Fast forward to the George W. Bush administration: “In June 2009, a federal judge sided with environmentalists and threw out the Bush planning rule that determines how 155 national forests and 20 national grasslands develop individual forest plans, governing activities from timber harvests to recreation and protecting endangered plants and animals.

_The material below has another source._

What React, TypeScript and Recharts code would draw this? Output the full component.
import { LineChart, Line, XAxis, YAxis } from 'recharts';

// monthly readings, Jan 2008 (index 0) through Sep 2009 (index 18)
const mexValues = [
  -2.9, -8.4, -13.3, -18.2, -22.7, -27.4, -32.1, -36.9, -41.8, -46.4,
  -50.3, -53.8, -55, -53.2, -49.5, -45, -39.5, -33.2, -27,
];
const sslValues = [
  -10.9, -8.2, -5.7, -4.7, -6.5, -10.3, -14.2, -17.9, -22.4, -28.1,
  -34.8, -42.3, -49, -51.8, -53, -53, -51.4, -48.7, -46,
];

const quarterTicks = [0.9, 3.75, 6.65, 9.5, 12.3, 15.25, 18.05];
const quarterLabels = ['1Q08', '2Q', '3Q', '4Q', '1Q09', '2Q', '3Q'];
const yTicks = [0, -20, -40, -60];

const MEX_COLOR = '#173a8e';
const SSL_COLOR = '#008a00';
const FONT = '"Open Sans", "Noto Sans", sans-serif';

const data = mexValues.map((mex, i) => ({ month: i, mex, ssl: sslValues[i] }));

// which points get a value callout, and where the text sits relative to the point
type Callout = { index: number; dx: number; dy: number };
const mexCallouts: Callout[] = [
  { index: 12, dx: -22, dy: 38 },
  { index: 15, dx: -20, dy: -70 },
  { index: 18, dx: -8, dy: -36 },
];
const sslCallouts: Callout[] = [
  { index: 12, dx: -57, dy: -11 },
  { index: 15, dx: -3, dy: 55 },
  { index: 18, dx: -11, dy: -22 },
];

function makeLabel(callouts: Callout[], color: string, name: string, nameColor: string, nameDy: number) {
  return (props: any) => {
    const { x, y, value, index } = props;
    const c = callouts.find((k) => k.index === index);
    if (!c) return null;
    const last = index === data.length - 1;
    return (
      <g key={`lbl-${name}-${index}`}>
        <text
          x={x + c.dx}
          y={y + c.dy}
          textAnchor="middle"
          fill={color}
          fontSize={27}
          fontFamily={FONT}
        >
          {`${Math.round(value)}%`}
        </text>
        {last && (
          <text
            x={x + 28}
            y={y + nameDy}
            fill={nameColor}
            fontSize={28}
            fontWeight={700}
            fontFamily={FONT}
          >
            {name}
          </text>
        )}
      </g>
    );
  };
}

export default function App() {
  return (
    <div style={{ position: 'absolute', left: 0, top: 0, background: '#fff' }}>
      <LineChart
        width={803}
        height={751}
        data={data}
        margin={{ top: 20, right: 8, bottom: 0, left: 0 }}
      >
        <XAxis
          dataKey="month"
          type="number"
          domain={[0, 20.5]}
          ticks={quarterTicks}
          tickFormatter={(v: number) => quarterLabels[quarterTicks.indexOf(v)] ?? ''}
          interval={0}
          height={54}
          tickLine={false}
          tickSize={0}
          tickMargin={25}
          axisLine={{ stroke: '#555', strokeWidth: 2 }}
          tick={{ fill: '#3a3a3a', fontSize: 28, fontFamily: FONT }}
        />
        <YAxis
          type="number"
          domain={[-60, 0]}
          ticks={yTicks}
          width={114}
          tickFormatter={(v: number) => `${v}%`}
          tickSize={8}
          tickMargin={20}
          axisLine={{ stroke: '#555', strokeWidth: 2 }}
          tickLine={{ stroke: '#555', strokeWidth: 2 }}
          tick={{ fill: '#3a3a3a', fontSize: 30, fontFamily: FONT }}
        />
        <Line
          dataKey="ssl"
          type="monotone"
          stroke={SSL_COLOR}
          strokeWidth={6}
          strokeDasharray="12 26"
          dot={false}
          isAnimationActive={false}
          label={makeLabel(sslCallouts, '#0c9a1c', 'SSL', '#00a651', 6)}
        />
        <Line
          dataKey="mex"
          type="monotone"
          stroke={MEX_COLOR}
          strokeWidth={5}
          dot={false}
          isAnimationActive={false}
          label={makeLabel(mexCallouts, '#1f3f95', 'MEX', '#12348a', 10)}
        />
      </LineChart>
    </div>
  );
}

Clinton appointee, Judge Claudia Wilken of the U.S. District Court for the Northern District of California ruled that the Forest Service had failed to analyze the effects of removing requirements guaranteeing viable wildlife populations,” Greenwire reported.

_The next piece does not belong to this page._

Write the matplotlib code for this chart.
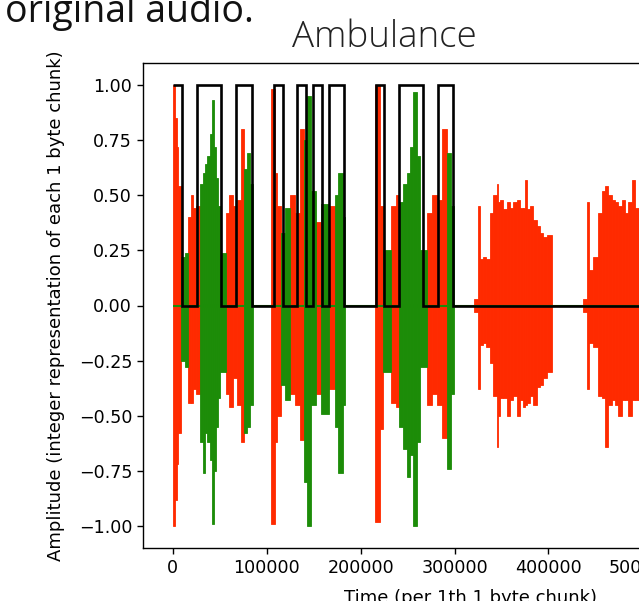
import matplotlib.pyplot as plt
import numpy as np

# square gate (black): step edges and the level between each pair of edges
gate_edges = [0, 9300, 25600, 51100, 67100, 84100, 107600, 117200, 132100, 141700,
              149100, 158700, 166100, 182100, 216200, 224700, 240700, 266300,
              282200, 298200, 635000]
gate_levels = [1, 0, 1, 0, 1, 0, 1, 0, 1, 0, 1, 0, 1, 0, 1, 0, 1, 0, 1, 0]

# waveform envelope: (start, end, top, bottom)
red_segments = [
    (700, 2500, 1.00, -1.00), (2500, 4300, 0.85, -0.88), (4300, 6000, 0.72, -0.72),
    (6000, 8200, 0.54, -0.58),
    (16300, 19200, 0.40, -0.44), (19200, 22000, 0.50, -0.44), (22000, 25200, 0.44, -0.38),
    (25200, 28800, 0.45, -0.40),
    (56400, 59600, 0.42, -0.40), (59600, 63900, 0.50, -0.46), (63900, 68200, 0.45, -0.33),
    (68200, 72400, 0.48, -0.45), (72400, 76100, 0.80, -0.62),
    (104700, 108300, 0.98, -0.99), (108300, 111100, 0.60, -0.62), (111100, 114700, 0.45, -0.50),
    (124300, 129600, 0.50, -0.40), (129600, 134900, 0.42, -0.45), (134900, 140200, 0.80, -0.61),
    (152600, 157300, 0.38, -0.40), (165800, 172200, 0.45, -0.38),
    (215100, 220500, 1.00, -0.98), (220500, 224000, 0.45, -0.56),
    (232200, 237200, 0.45, -0.44), (237200, 240700, 0.50, -0.46),
    (270200, 275500, 0.42, -0.45), (275500, 280800, 0.50, -0.40), (280800, 286800, 0.48, -0.45),
    (286800, 291500, 0.80, -0.60),
    (320900, 324500, 0.03, -0.03), (324500, 326900, 0.45, -0.38), (326900, 330500, 0.21, -0.18),
    (330500, 334000, 0.22, -0.17), (334000, 337600, 0.21, -0.19), (337600, 341200, 0.42, -0.26),
    (341200, 344700, 0.50, -0.41), (344700, 346500, 0.55, -0.64), (346500, 348300, 0.47, -0.50),
    (348300, 351800, 0.48, -0.42), (351800, 355400, 0.44, -0.42), (355400, 358900, 0.47, -0.50),
    (358900, 362500, 0.44, -0.43), (362500, 366000, 0.47, -0.41), (366000, 369600, 0.48, -0.50),
    (369600, 373200, 0.44, -0.43), (373200, 374900, 0.44, -0.46), (374900, 376700, 0.57, -0.45),
    (376700, 380300, 0.44, -0.44), (380300, 383800, 0.45, -0.41), (383800, 387400, 0.39, -0.45),
    (387400, 390900, 0.36, -0.37), (390900, 394500, 0.33, -0.36), (394500, 398000, 0.31, -0.33),
    (398000, 403400, 0.32, -0.30),
    (436300, 440500, 0.03, -0.03), (440500, 443400, 0.47, -0.38), (443400, 446900, 0.16, -0.17),
    (446900, 452800, 0.22, -0.19), (452800, 456500, 0.42, -0.41), (456500, 460100, 0.52, -0.42),
    (460100, 463600, 0.54, -0.64), (463600, 467200, 0.50, -0.45), (467200, 470700, 0.48, -0.43),
    (470700, 474300, 0.47, -0.45), (474300, 477800, 0.45, -0.50), (477800, 481400, 0.48, -0.43),
    (481400, 484900, 0.42, -0.43), (484900, 488500, 0.47, -0.50), (488500, 492100, 0.57, -0.43),
    (492100, 496300, 0.44, -0.43), (496300, 503000, 0.45, -0.41), (503000, 510000, 0.38, -0.44),
    (510000, 519000, 0.32, -0.31),
]

green_segments = [
    (8200, 12800, 0.22, -0.25), (12800, 16300, 0.24, -0.28),
    (28800, 32000, 0.55, -0.62), (32000, 34100, 0.60, -0.76), (34100, 36200, 0.64, -0.58),
    (36200, 39400, 0.68, -0.62), (39400, 41500, 0.78, -0.70), (41500, 43700, 0.93, -0.99),
    (43700, 45800, 0.72, -0.75), (45800, 47900, 0.58, -0.55), (47900, 50100, 0.45, -0.42),
    (50100, 56400, 0.24, -0.30),
    (76100, 78800, 0.62, -0.58), (78800, 82000, 0.69, -0.55), (82000, 85200, 0.55, -0.45),
    (114700, 119500, 0.33, -0.36), (119500, 124300, 0.44, -0.43),
    (140200, 143000, 0.75, -0.80), (143000, 147300, 0.95, -1.00), (147300, 152600, 0.52, -0.45),
    (157300, 165800, 0.46, -0.49),
    (172200, 175700, 0.50, -0.55), (175700, 181100, 0.60, -0.76), (181100, 183500, 0.40, -0.45),
    (224000, 232200, 0.25, -0.30),
    (240700, 245300, 0.47, -0.55), (245300, 248900, 0.55, -0.65), (248900, 252400, 0.60, -0.78),
    (252400, 256000, 0.72, -0.68), (256000, 259500, 0.97, -1.00), (259500, 263100, 0.68, -0.62),
    (263100, 270200, 0.25, -0.28),
    (291500, 296100, 0.69, -0.74), (296100, 299600, 0.45, -0.40),
]

RED = "#ff2a00"
GREEN = "#1c8c08"


def draw_wave(ax, segments, color, z):
    seg = np.array(segments)
    ax.bar(seg[:, 0], seg[:, 2] - seg[:, 3], width=seg[:, 1] - seg[:, 0],
           bottom=seg[:, 3], align="edge", color=color, edgecolor=color,
           linewidth=0.6, zorder=z)


plt.rcParams["font.size"] = 13
fig = plt.figure(figsize=(6.39, 6.01), dpi=100)
ax = fig.add_axes([143 / 639, 53 / 601, 656 / 639, 485 / 601])

draw_wave(ax, red_segments, RED, 2)
draw_wave(ax, green_segments, GREEN, 3)
ax.hlines(0, gate_edges[0], gate_edges[-1], color=GREEN, linewidth=1.5, zorder=3)
ax.stairs(gate_levels, gate_edges, baseline=None, color="black", linewidth=1.9, zorder=4)

ax.set_xlim(-0.05 * gate_edges[-1], 1.05 * gate_edges[-1])
ax.set_ylim(-1.1, 1.1)
ax.set_yticks([1.0, 0.75, 0.5, 0.25, 0.0, -0.25, -0.5, -0.75, -1.0])
ax.tick_params(length=4.3, width=1.0, labelsize=12.6)
for s in ax.spines.values():
    s.set_linewidth(1.0)

ax.set_xlabel("Time (per 1th 1 byte chunk)", labelpad=9)
ax.set_ylabel("Amplitude (integer representation of each 1 byte chunk)")
ax.yaxis.set_label_coords(-0.119, 0.5)

fig.text(384 / 639, 1 - 47 / 601, "Ambulance", family="Open Sans", weight="light",
         fontsize=26.5, ha="center", va="baseline", color="#222222")
fig.text(5 / 639, 1 - 22 / 601, "original audio.", family="Open Sans",
         fontsize=27, ha="left", va="baseline", color="#111111")

fig.savefig("out.png", dpi=100)
plt.close()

In 2012, the Obama administration issued a major rewrite of all of the country’s forest rules and guidelines.
In 2015, Washington D.C. District Court Judge Ketanji Brown Jackson, an Obama appointee, rejected claims from a coalition of timber, livestock, and off-highway vehicle organizations that the Obama sustainability provisions in the 2012 Planning Rule would cause an economically harmful reduction in timber harvest and land use and an increase in forest fires.
No Forest Stewardship: California’s Catastrophic Canard of Climate Change
Rep. McClintock said the forest service used to auction surplus timber harvested from national forests. This served two purposes: 1) clearing, cleaning, and thinning the forest; 2) providing usable timber for a myriad of industries. The timber the forest service auctioned off more than paid for the entire federal agency, and then some. Local governments even received 25 percent of the proceeds of the lumber auctions, while 75 percent went to the federal government.
“Revenues that our forest management agencies once produced – and that facilitated our forest stewardship – have all but dried up,” McClintock said. This has devastated rural communities that once thrived from the forest economy. McClintock said there were once 147 timber mills; now, there are only 29 in the country.
McClintock also pointed out that despite the growing population, visitation to national forests has declined significantly as the health of our forests has decayed. “We can no longer manage lands to prevent fire or even salvage dead timber once fire has destroyed it,” he said.
Private forests are still managed properly, but not forests on public lands.
That sound practice grounded to a halt when the most radical environmentalists took over. Now thick, overgrown and diseased forests have become tinder boxes and are burning down in California, leaving a trail of death and destruction.
“Excess timber WILL come out of the forest in one of only two ways. It is either carried out or it burns out,” McClintock added.
McClintock was able to pass legislation last year, which streamlined the environmental reviews for the Tahoe Basin. McClintock added, “The Forest Service regional manager told me it will take their review from 800 pages to 40 pages, and allow them to begin to get the forest there back to a sustainable level.”